Der Fußballknirps aus Syrien, das Basketball-Mädchen aus dem Kosovo oder der Tennisspieler aus der Ukraine: Sport verbindet und integriert. Wirklich? Erzeugen Bälle, Trikots und Schläger ein Wir-Gefühl trotz unterschiedlicher Muttersprache? Die PNP hat bei Yelisei Avtamonov (23) nachgefragt, wie Integration in den Sport und durch den Sport funktioniert.

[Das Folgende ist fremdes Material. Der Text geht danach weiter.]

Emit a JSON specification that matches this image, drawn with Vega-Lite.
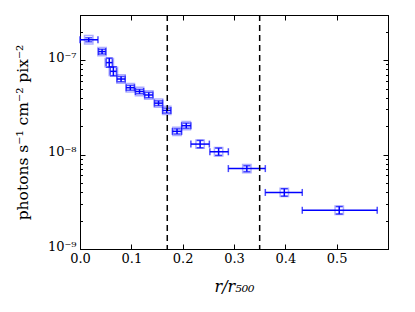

„Weiter so!“, feuert er im Vorbeigehen zwei Jungs im Grundschulalter an, die sich gerade schweißüberströmt mit kämpferischem Blick ein enges Tennis-Match liefern. Die Jungs drehen ihre Köpfe und winken grinsend. Yelisei setzt sein smartes Lächeln auf. „Zwei meiner Schüler“, erklärt der Ukrainer. Gleich der erste Eindruck ist eindeutig: Das hier ist sein Terrain. Auf und neben den acht Sandplätzen des DJK-TC Passau Grubweg ist der 23-Jährige heimisch.
Auch wenn der Lehramts-Student nach zwei Semestern noch keine Schüler in Klassen unterrichten kann: Auf dem Platz mit der roten Asche hat er bereits die ungeteilte Aufmerksamkeit seiner Schützlinge. Der Student hat nämlich „den besten Nebenjob der Welt“, wie er es nennt: Er gibt Tennisstunden. „Zwischen 15 und 19 Stunden stehe ich wöchentlich als Trainer auf dem Platz“, so Yelisei.
Das klingt nach viel. Tatsächlich ist Yelisei damit mittendrin im Alltag an deutschen Unis. 63 Prozent der Studierenden jobben regelmäßig, 35 Prozent arbeiten laut dem Deutschen Studentenwerks pro Woche acht Stunden oder mehr. Yelisei ist voll dabei. Und im Vergleich zu seinen Landsleuten? Von den 1,3 Millionen Menschen mit ukrainischer Staatsangehörigkeit in Deutschland sind 743000 im erwerbsfähigen Alter. Laut Bundesregierung sind davon aktuell 135000 Geflüchtete sozialversicherungspflichtig beschäftigt. Der Sport hilft Yelisei, dass er langfristig diese Statistik verbessert.
Vierjährige Reinschnupperer und ergraute Späteinsteiger, entspannte Einzeltrainings und Stunden mit einer fünfköpfigen Zwergerl-Horde: Ihm wird nie langweilig. Nebenbei trainiert der 23-Jährige noch selbst dreimal wöchentlich, ist Stammspieler in der ersten Grubweger Herrenmannschaft. Jetzt, in seinen Semesterferien, vergeht kein Tag, an dem er nicht einen seiner insgesamt sechs Tennisschläger im Topspin erzeugenden Western-Griff hat. Seine beachtliche Racketsammlung besaitet er selbst. Die dafür geeignete Maschine steht in seiner Wohnung in Thyrnau. Dort lebt er gemeinsam mit seinem Bruder Demian (21), der mit seinen Wasserballern vom TV Passau schon Teil dieser Olympia-Serie war. Die Brüder-WG – eine Etage unter der Mutter, aber nicht unter deren Fuchtel – gibt es so noch nicht allzu lange. Damit sind wir bei dem Tag, der alles im Leben der drei Atamonovs veränderte: Der 17. März 2022.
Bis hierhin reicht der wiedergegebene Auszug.